_WHAT TO WORK ON_
What follows is a listing to be transcribed exactly.

# # # # # # #

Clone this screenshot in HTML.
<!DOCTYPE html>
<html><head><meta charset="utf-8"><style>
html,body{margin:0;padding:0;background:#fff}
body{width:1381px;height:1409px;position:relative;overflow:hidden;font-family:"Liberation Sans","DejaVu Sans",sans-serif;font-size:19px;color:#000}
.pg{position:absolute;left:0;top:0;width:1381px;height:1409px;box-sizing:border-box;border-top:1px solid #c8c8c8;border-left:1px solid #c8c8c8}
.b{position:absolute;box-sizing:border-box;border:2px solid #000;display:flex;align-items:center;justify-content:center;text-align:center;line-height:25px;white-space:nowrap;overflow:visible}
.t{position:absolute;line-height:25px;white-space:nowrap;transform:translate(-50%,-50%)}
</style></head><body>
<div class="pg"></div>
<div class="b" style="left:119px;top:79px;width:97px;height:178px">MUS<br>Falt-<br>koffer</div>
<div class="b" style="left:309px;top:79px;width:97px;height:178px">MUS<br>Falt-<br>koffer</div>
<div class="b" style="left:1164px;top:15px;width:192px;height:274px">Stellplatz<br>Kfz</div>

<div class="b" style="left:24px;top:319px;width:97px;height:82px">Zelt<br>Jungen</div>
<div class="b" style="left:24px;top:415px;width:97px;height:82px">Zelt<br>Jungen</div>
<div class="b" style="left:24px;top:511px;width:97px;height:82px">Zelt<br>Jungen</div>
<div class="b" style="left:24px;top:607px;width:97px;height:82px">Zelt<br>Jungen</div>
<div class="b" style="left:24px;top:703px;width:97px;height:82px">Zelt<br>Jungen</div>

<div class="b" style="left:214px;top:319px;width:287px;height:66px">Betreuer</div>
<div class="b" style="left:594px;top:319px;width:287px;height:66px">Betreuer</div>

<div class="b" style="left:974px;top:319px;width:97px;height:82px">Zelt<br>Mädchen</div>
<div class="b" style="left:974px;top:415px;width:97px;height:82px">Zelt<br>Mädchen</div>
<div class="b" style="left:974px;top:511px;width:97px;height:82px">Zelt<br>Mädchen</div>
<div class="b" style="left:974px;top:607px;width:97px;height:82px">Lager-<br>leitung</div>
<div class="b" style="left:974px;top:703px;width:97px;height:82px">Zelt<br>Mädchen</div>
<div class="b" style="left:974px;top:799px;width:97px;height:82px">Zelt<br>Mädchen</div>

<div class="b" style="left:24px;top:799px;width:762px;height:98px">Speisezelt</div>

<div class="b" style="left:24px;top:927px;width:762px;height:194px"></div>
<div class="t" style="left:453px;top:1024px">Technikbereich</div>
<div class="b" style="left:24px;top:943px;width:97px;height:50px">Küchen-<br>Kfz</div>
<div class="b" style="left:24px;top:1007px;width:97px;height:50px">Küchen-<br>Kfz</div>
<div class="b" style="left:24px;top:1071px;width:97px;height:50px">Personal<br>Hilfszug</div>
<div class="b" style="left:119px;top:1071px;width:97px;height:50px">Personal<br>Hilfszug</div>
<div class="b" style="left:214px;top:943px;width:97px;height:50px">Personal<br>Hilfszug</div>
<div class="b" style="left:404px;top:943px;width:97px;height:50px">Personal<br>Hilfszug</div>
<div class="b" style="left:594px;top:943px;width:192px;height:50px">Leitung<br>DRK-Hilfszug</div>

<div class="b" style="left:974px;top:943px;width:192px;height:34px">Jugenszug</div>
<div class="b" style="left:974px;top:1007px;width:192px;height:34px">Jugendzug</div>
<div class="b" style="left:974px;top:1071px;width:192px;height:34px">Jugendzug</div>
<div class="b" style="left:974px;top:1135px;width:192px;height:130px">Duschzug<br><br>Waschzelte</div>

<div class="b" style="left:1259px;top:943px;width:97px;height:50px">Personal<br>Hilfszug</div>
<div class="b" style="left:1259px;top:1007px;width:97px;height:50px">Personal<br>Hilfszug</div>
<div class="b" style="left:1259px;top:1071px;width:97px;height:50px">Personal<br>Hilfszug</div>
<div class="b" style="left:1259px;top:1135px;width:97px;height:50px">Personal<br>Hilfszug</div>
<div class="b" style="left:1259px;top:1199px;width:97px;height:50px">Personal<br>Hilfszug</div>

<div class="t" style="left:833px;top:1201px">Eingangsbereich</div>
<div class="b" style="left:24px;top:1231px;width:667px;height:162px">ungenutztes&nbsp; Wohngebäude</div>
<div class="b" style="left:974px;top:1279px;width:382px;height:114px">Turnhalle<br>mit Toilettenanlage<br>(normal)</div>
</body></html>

# # # # # # #

_EXERCISE RESPONSE_
Clone this screenshot in HTML.
<!DOCTYPE html>
<html><head><meta charset="utf-8"><style>
html,body{margin:0;padding:0;background:#fff}
body{width:1381px;height:1409px;position:relative;overflow:hidden;font-family:"Liberation Sans","DejaVu Sans",sans-serif;font-size:19px;color:#000}
.pg{position:absolute;left:0;top:0;width:1381px;height:1409px;box-sizing:border-box;border-top:1px solid #c8c8c8;border-left:1px solid #c8c8c8}
.b{position:absolute;box-sizing:border-box;border:2px solid #000;display:flex;align-items:center;justify-content:center;text-align:center;line-height:25px;white-space:nowrap;overflow:visible}
.t{position:absolute;line-height:25px;white-space:nowrap;transform:translate(-50%,-50%)}
</style></head><body>
<div class="pg"></div>
<div class="b" style="left:119px;top:79px;width:97px;height:178px">MUS<br>Falt-<br>koffer</div>
<div class="b" style="left:309px;top:79px;width:97px;height:178px">MUS<br>Falt-<br>koffer</div>
<div class="b" style="left:1164px;top:15px;width:192px;height:274px">Stellplatz<br>Kfz</div>

<div class="b" style="left:24px;top:319px;width:97px;height:82px">Zelt<br>Jungen</div>
<div class="b" style="left:24px;top:415px;width:97px;height:82px">Zelt<br>Jungen</div>
<div class="b" style="left:24px;top:511px;width:97px;height:82px">Zelt<br>Jungen</div>
<div class="b" style="left:24px;top:607px;width:97px;height:82px">Zelt<br>Jungen</div>
<div class="b" style="left:24px;top:703px;width:97px;height:82px">Zelt<br>Jungen</div>

<div class="b" style="left:214px;top:319px;width:287px;height:66px">Betreuer</div>
<div class="b" style="left:594px;top:319px;width:287px;height:66px">Betreuer</div>

<div class="b" style="left:974px;top:319px;width:97px;height:82px">Zelt<br>Mädchen</div>
<div class="b" style="left:974px;top:415px;width:97px;height:82px">Zelt<br>Mädchen</div>
<div class="b" style="left:974px;top:511px;width:97px;height:82px">Zelt<br>Mädchen</div>
<div class="b" style="left:974px;top:607px;width:97px;height:82px">Lager-<br>leitung</div>
<div class="b" style="left:974px;top:703px;width:97px;height:82px">Zelt<br>Mädchen</div>
<div class="b" style="left:974px;top:799px;width:97px;height:82px">Zelt<br>Mädchen</div>

<div class="b" style="left:24px;top:799px;width:762px;height:98px">Speisezelt</div>

<div class="b" style="left:24px;top:927px;width:762px;height:194px"></div>
<div class="t" style="left:453px;top:1024px">Technikbereich</div>
<div class="b" style="left:24px;top:943px;width:97px;height:50px">Küchen-<br>Kfz</div>
<div class="b" style="left:24px;top:1007px;width:97px;height:50px">Küchen-<br>Kfz</div>
<div class="b" style="left:24px;top:1071px;width:97px;height:50px">Personal<br>Hilfszug</div>
<div class="b" style="left:119px;top:1071px;width:97px;height:50px">Personal<br>Hilfszug</div>
<div class="b" style="left:214px;top:943px;width:97px;height:50px">Personal<br>Hilfszug</div>
<div class="b" style="left:404px;top:943px;width:97px;height:50px">Personal<br>Hilfszug</div>
<div class="b" style="left:594px;top:943px;width:192px;height:50px">Leitung<br>DRK-Hilfszug</div>

<div class="b" style="left:974px;top:943px;width:192px;height:34px">Jugenszug</div>
<div class="b" style="left:974px;top:1007px;width:192px;height:34px">Jugendzug</div>
<div class="b" style="left:974px;top:1071px;width:192px;height:34px">Jugendzug</div>
<div class="b" style="left:974px;top:1135px;width:192px;height:130px">Duschzug<br><br>Waschzelte</div>

<div class="b" style="left:1259px;top:943px;width:97px;height:50px">Personal<br>Hilfszug</div>
<div class="b" style="left:1259px;top:1007px;width:97px;height:50px">Personal<br>Hilfszug</div>
<div class="b" style="left:1259px;top:1071px;width:97px;height:50px">Personal<br>Hilfszug</div>
<div class="b" style="left:1259px;top:1135px;width:97px;height:50px">Personal<br>Hilfszug</div>
<div class="b" style="left:1259px;top:1199px;width:97px;height:50px">Personal<br>Hilfszug</div>

<div class="t" style="left:833px;top:1201px">Eingangsbereich</div>
<div class="b" style="left:24px;top:1231px;width:667px;height:162px">ungenutztes&nbsp; Wohngebäude</div>
<div class="b" style="left:974px;top:1279px;width:382px;height:114px">Turnhalle<br>mit Toilettenanlage<br>(normal)</div>
</body></html>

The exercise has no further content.